- Lobby card
- Directed by: George King
- Written by: Violet E. Powell C. H. Nicholson
- Produced by: George King
- Starring: Chili Bouchier Bruce Lester
- Edited by: Elmo Williams
- Distributed by: Paramount British Pictures
- Release date: July 1934;
- Running time: 68 minutes
- Country: United Kingdom
- Language: English

= To Be a Lady =

1934 film

To Be a Lady is a 1934 British romance drama, directed and produced by George King and starring Chili Bouchier and Bruce Lester. It was written by Violet E. Powell and C. H. Nicholson.

==Preservation status==
The British Film Institute holds ephemera and stills in its National Archive, but no film or video materials. It has classed the film as "missing, believed lost", included in its "75 Most Wanted" list of missing British feature films.

==Plot==
Diana Whitcombe works at her aunt's country inn, but dreams of escaping to London and making her way in society. When chance provides her with the necessary funds, she makes her way to the big city and takes up employment in a hairdressing salon where she befriends French fellow assistant Annette, and moves into the same hostel in which Annette is living.
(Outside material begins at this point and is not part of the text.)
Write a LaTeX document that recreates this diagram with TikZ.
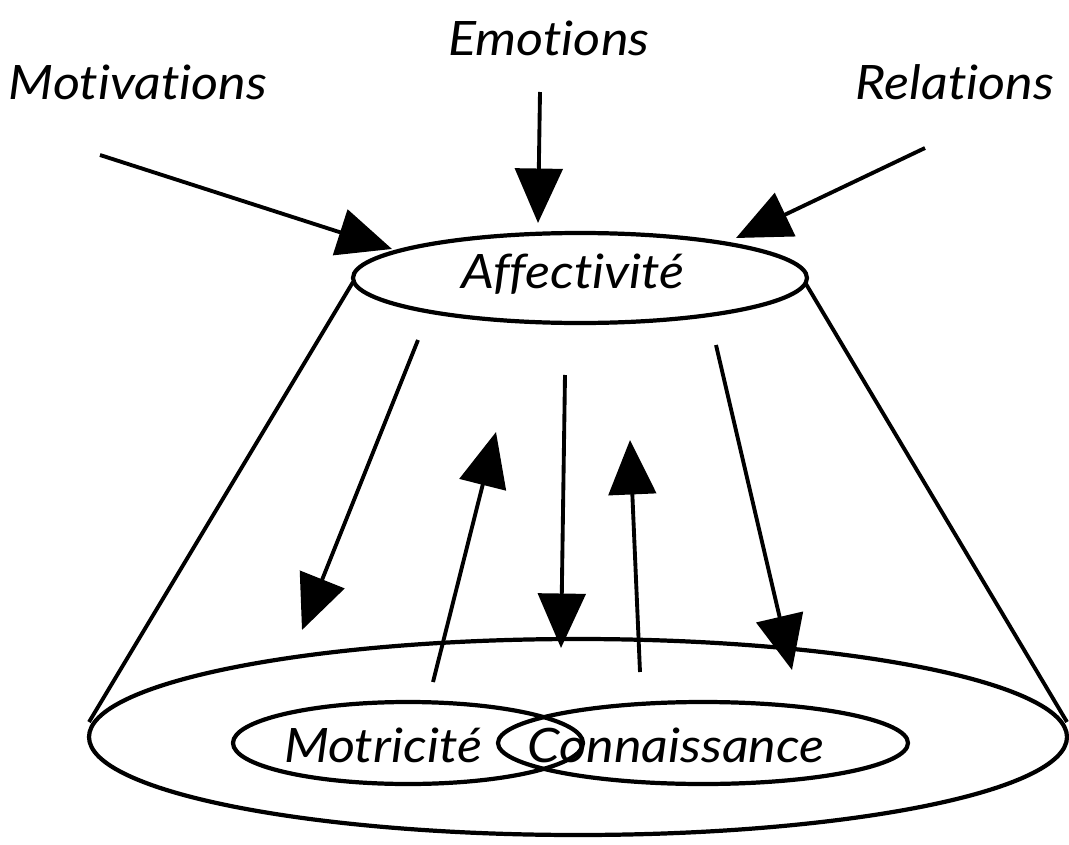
\documentclass[tikz,border=0pt]{standalone}
\usepackage{fontspec}
\setmainfont[Ligatures={NoCommon}]{Lato}
\newfontfamily\lblfont[Ligatures={NoCommon},FakeStretch=1.1]{Lato}
\usetikzlibrary{arrows.meta}
\begin{document}
\begin{tikzpicture}[x=0.02cm,y=-0.02cm,
  line width=2.2pt,
  lbl/.style={font=\lblfont\itshape\fontsize{27}{30}\selectfont, inner sep=0pt},
  inlbl/.style={font=\lblfont\itshape\fontsize{27}{30}\selectfont, inner sep=0pt},
  bigarrow/.style={-{Triangle[length=31pt,width=27pt]}, line width=2.2pt},
  ring/.style={draw, line width=2.4pt}]
\useasboundingbox (0,0) rectangle (1069,845);
% cone
\draw[ring] (580,278) ellipse [x radius=227, y radius=45];
\draw[ring] (578,737) ellipse [x radius=489, y radius=98];
\draw (353,282) -- (89,722);
\draw (806,284) -- (1067,722);
% inner ellipses
\draw[ring] (408,743) ellipse [x radius=175, y radius=41];
\draw[ring] (703,743) ellipse [x radius=205, y radius=41];
% labels
\node[inlbl] (aff) at (573,274) {Affectivité};
\node[inlbl] (mot) at (383,745) {Motricité};
\node[inlbl] (con) at (676,745) {Connaissance};
\node[lbl] (motiv) at (138,82) {Motivations};
\node[lbl] (emo) at (549,38) {Emotions};
\node[lbl] (rel) at (955,82) {Relations};
% coordinates for arrows
\coordinate (a1s) at (100,155); \coordinate (a1e) at (392,249);
\coordinate (a2s) at (540,92);  \coordinate (a2e) at (538,223);
\coordinate (a3s) at (925,148); \coordinate (a3e) at (736,238);
\coordinate (b1s) at (418,340); \coordinate (b1e) at (302,630);
\coordinate (b2s) at (433,682); \coordinate (b2e) at (496,432);
\coordinate (b3s) at (565,375); \coordinate (b3e) at (561,648);
\coordinate (b4s) at (640,672); \coordinate (b4e) at (630,440);
\coordinate (b5s) at (716,345); \coordinate (b5e) at (792,670);
\draw[bigarrow] (a1s) -- (a1e);
\draw[bigarrow] (a2s) -- (a2e);
\draw[bigarrow] (a3s) -- (a3e);
\draw[bigarrow] (b1s) -- (b1e);
\draw[bigarrow] (b2s) -- (b2e);
\draw[bigarrow] (b3s) -- (b3e);
\draw[bigarrow] (b4s) -- (b4e);
\draw[bigarrow] (b5s) -- (b5e);
\end{tikzpicture}
\end{document}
One day Diana spots a kitten in danger on a busy road, and dashes into the traffic to rescue it. Her kind action is witnessed by singer Jerry Dean, who strikes up a conversation and invites her for lunch the next day at the Ritz Hotel. Diana is worried that has nothing suitable to wear to such a rarefied establishment, but is delighted when Annette produces a beautiful dress which she offers to loan to her. Unknown to Diana however, the dress has been stolen by a maid friend of Annette's from her wealthy employer, and passed to Annette for safe-keeping before it is sold to a dealer.

Diana and Jerry meet for their Ritz rendezvous. Unfortunately, also present is the Countess Delavell lunching with her theatrical friend Dudley Chalfont, and it is the Countess' stolen dress which Diana is wearing. At the end of the meeting Jerry, explaining that he has to leave to fulfil engagements in Scotland, proposes to Diana and she accepts. Meanwhile, the Countess' maid, aware that she is already under suspicion, steals some valuable jewellery, alerts Annette and the pair take off for France.

The Countess, believing Annette to be implicated in the thefts, visits the salon, identifies Diana as the girl who was wearing her dress, and Diana is arrested for receiving stolen property. She is found guilty and imprisoned for a month. She writes to Jerry at the address he has given her, but receives no acknowledgement. Jerry has in fact been seriously injured in a road accident en route to Scotland and is hospitalised for a lengthy period, but unaware of this, Diana believes he has abandoned her. On her release from prison, she decides to seek stage work and runs into Dudley. Dudley believes in her innocence and that she has been wronged, and offers her accommodation in his flat. He soon falls in love with her and asks her to marry him.

Jerry is finally released from hospital and returns to London to look for Diana. Finding her living in another man's flat, he confronts her over her fickleness and in anger at his lack of faith in her, she sends him away. She realises that her feelings are still for Jerry and it would be unfair of her to marry Dudley, so in despair she leaves London and returns to her home village. Aware of what the situation must be, the kind-hearted Dudley travels to the village with Jerry, where he engineers a reconciliation between the two.

==Cast==
- Chili Bouchier as Diana Whitcombe (as Dorothy Bouchier)
- Bruce Lester as Jerry Dean
- Vera Bogetti as Countess Delavell
- Charles Cullum as Dudley Chalfont
- Ena Moon as Annette
- Pat Ronald as Justine
- Florence Vie as Mrs. Jubb
- Tony de Lungo as manager

==Reception==
The Daily Film Renter wrote: "Direction is leisurely, but portrayals adequate. Passable quota offering. ... This conventional type of novelettish story has been built up on familiar lines, making it difficult to work up much enthusiasm for the effort as a whole."

Kine Weekly wrote: "Melodrama, the old story of the temptations of a big city presented in a modern, but far from convincing, guise. The theme is very obvious, and the laboured light relief accentuates its thinness. The majority of the players act reasonably well, but the plot is beyond their aid, and refuses to come to life. Moderate quota booking. ... Dorothy Bouchier acts reasonably well as Diana, Charles Cullum is quite good as Dudley, and Vera Boggetti is convincing as his mistress, but Bruce Lister is very weak as Jerry Dean. ... This drama gives a distorted view of life which can only appeal to and entertain the almost incredibly innocent."

Picturegoer wrote: "The old story of the temptations of a big city put over in a modern but unconvincing manner. Acting is moderate and the wholly obvious theme is indifferently directed."

Picture Show wrote: "Dorothy Bouchier as Diana gives a simple interpretation of the role which is quite attractive. Bruce Lister as Jerry proves quite a good hero. The rest of the cast are good, Vera Boggetti as the countess being worthy of special mention. Fair entertainment."